EXERCISE:
Retype only the lines from the one containing "Write the matplotlib code for this chart." through the one containing "plt.rcParams['font.family'] = ['Noto", both included, word for word. Pictures stay out of the copy.

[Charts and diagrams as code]
=====
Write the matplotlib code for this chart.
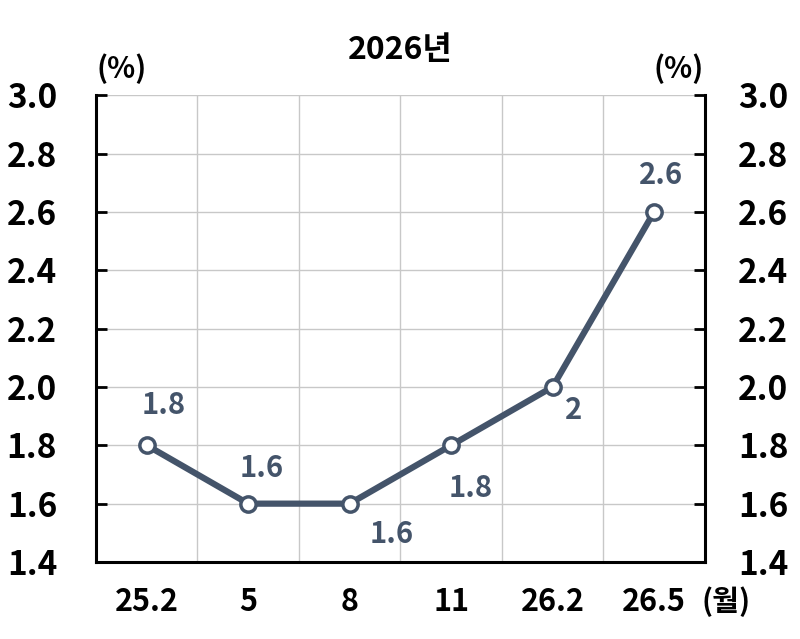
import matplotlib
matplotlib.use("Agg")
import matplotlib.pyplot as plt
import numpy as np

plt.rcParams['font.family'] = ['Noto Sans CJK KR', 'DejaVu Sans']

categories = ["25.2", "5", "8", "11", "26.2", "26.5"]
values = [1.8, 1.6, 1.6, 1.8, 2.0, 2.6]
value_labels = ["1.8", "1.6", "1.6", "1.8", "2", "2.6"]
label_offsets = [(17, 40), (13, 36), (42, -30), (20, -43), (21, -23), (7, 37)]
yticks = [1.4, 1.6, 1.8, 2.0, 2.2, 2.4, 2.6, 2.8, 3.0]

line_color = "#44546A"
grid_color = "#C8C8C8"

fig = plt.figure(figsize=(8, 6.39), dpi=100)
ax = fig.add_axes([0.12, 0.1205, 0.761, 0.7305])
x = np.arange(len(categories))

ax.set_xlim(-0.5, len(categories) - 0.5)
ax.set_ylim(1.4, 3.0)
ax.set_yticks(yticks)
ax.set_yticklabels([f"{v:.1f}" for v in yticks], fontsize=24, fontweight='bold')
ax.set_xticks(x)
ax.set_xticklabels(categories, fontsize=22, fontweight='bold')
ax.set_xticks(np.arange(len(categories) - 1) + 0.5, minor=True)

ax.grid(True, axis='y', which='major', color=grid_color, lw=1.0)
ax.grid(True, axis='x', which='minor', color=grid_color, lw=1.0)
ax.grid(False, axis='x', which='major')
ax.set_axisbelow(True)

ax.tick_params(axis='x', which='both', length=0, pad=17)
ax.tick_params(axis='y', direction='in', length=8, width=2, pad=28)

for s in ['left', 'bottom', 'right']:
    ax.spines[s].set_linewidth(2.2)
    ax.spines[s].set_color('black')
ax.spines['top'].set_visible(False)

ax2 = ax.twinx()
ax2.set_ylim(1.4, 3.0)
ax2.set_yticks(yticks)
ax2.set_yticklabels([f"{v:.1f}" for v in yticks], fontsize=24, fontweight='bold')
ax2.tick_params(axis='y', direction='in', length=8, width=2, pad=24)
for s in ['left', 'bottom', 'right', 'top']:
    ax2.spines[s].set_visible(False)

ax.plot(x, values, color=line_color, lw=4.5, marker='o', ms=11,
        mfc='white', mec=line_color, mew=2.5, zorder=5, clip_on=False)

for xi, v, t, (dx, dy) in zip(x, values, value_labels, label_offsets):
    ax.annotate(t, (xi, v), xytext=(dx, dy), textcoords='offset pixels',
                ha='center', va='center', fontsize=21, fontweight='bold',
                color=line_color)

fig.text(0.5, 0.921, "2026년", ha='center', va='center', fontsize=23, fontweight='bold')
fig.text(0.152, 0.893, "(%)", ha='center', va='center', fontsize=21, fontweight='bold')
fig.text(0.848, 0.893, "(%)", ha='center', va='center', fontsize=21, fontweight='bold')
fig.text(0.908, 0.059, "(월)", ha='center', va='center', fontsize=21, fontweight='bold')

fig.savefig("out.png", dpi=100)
=====
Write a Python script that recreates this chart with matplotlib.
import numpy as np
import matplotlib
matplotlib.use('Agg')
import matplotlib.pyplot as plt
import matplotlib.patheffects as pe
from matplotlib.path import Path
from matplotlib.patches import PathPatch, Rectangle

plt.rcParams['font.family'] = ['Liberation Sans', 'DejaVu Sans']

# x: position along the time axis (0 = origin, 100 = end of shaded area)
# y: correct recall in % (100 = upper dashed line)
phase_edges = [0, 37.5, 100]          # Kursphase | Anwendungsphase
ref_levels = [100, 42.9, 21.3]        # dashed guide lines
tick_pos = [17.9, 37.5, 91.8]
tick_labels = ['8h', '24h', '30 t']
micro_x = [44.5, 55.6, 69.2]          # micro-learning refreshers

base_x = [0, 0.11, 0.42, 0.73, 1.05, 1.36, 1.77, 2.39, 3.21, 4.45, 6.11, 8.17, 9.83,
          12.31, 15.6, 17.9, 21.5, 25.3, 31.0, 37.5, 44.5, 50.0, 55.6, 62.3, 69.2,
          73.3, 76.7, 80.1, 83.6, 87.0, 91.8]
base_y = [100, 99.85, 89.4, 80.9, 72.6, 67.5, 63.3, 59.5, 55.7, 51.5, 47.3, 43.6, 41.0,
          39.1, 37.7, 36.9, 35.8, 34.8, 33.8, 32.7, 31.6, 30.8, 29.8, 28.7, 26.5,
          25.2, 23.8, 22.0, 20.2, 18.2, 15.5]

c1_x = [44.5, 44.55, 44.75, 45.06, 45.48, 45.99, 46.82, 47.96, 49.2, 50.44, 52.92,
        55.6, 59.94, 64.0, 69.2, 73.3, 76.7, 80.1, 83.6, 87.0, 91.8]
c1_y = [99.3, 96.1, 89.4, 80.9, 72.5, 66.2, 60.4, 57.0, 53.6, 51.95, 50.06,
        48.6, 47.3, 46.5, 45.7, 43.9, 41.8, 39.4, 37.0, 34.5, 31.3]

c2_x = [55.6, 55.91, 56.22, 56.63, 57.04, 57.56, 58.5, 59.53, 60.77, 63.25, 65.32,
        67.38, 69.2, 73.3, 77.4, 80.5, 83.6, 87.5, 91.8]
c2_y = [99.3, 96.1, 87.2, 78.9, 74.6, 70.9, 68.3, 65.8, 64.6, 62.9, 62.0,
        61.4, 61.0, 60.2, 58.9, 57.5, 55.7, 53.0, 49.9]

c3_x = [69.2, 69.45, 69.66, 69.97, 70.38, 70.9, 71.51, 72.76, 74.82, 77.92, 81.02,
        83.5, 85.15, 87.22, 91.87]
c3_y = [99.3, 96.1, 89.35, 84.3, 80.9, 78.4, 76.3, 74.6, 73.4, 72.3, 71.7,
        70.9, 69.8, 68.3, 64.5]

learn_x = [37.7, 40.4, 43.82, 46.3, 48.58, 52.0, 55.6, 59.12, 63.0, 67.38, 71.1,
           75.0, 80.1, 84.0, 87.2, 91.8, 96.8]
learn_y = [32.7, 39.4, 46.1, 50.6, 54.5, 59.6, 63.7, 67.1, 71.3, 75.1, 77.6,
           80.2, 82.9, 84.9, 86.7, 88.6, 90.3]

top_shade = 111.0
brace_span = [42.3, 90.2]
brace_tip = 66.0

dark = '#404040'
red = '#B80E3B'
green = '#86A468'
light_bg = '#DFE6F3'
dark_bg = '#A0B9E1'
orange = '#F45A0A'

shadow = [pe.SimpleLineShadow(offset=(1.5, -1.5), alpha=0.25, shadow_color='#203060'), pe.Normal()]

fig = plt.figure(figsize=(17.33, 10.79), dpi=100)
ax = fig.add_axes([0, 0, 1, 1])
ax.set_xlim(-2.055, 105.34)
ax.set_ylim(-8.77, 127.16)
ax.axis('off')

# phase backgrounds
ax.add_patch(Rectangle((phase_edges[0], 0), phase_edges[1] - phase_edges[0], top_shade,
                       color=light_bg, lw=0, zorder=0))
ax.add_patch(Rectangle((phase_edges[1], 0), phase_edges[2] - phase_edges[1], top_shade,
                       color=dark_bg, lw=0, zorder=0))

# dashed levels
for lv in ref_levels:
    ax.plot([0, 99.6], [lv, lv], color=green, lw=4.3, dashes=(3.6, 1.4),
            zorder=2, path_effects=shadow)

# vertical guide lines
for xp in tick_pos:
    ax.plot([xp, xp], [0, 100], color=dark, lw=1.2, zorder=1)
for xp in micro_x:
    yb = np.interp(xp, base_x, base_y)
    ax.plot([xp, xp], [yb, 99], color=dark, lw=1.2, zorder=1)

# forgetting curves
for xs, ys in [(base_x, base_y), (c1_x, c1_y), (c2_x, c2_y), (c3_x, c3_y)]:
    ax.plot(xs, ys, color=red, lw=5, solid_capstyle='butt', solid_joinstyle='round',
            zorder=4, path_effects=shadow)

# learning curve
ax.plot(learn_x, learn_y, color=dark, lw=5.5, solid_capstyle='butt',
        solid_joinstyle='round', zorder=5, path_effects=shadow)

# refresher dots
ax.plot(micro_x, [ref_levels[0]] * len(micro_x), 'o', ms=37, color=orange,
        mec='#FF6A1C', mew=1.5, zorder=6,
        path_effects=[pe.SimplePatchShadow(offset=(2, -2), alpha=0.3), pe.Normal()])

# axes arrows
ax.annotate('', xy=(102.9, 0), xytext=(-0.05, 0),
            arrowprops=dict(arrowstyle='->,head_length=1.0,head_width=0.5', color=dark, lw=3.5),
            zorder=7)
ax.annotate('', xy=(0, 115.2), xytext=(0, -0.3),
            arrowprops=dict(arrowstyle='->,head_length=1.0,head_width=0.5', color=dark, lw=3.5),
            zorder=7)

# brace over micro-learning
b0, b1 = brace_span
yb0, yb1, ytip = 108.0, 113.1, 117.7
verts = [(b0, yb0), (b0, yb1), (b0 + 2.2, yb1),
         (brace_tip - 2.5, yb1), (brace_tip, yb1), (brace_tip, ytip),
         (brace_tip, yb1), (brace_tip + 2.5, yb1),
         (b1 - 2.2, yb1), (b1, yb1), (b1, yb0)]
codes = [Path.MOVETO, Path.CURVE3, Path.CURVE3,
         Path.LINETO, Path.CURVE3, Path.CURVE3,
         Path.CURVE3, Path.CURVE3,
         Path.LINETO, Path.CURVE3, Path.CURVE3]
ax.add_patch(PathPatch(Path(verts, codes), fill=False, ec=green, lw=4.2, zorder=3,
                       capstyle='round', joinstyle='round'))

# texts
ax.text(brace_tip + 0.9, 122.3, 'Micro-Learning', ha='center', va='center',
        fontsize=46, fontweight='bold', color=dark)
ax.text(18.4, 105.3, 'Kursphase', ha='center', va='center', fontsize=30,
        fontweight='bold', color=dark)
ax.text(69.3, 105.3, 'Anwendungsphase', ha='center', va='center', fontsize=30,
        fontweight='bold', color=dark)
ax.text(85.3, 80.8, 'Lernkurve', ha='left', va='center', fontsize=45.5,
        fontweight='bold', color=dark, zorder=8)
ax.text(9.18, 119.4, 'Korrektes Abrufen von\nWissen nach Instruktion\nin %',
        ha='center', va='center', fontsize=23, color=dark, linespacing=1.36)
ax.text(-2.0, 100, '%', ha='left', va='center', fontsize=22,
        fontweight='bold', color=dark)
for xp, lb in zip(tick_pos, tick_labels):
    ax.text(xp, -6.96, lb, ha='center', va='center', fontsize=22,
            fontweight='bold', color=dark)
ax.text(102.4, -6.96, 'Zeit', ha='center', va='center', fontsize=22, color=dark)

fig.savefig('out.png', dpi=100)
=====
ANSWER FOR THIS EXERCISE:
Write the matplotlib code for this chart.
import matplotlib
matplotlib.use("Agg")
import matplotlib.pyplot as plt
import numpy as np

plt.rcParams['font.family'] = ['Noto Sans CJK KR', 'DejaVu Sans']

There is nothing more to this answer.